Microsoft shares have fallen roughly one-third from their late-October high, pushing forward P/E to 19.4 (a 34% discount to its five‑year average) and to ~7.3x forecast fiscal 2027 sales — the lowest price-to-sales since 2018. Azure revenue is reaccelerating to nearly 40% constant-currency growth, and Microsoft ended 2025 with ~$89.5B in cash and generated $80.8B in net cash from operations in the first six months of fiscal 2026. Despite AI-driven sector weakness, the article argues the combination of high-margin legacy cash flows, strong cloud/AI growth, and attractive valuation represent a potential buying opportunity.

Analysis

Scale incumbents with diversified cash engines (MSFT) create asymmetric optionality: they can subsidize aggressive AI R&D and bucket incremental revenue into high-margin enterprise contracts while competitors bleed margin fighting for commodity cloud share.
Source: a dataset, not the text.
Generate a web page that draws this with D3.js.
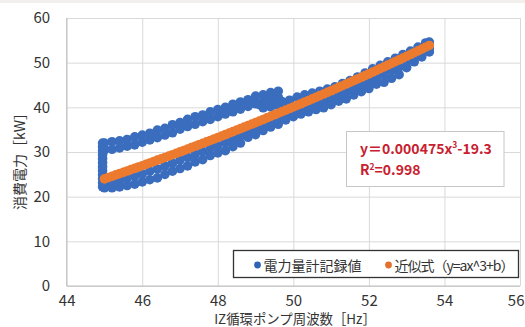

That dynamic magnifies second-order winners — GPU suppliers for training and edge inference silicon for deployment — and creates pressure on mid‑market SaaS vendors whose distribution and pricing leverage are weaker. A capex/cycle story is the clearest near-term swing factor. Data‑center hardware ordering is lumpy; a single pause in hyperscaler buying or a rapid switch to alternative accelerators would compress hardware vendors’ near-term revenue and trigger sentiment-driven multiple contraction across the software stack within weeks to months. Conversely, a sustained enterprise proof‑of‑value cadence (3–12 months) would re‑rate infrastructure owners faster than end‑user SaaS that faces behavioral adoption drag. Regulation and data governance are underpriced tail risks. Constraint on training datasets, cross‑border model deployment, or heavy fines for misuse would disproportionately favor firms with deep enterprise controls and compliance tooling, while penalizing fast‑moving startups that rely on low friction data flows. Market positioning that combines sticky enterprise contracts with captive infrastructure gives a durable moat — but it’s contingent on continued execution and predictable capex visibility. Consensus misses two things: investors underappreciate how margin pools will shift from creative desktop software to cloud infra and inference services (benefiting infra hardware and exchange flow), and they overestimate near‑term earnings sensitivity to AI’s creative dislocation. The result is a transient dispersion in multiples that can be exploited with directional and relative value structures over 6–18 month horizons.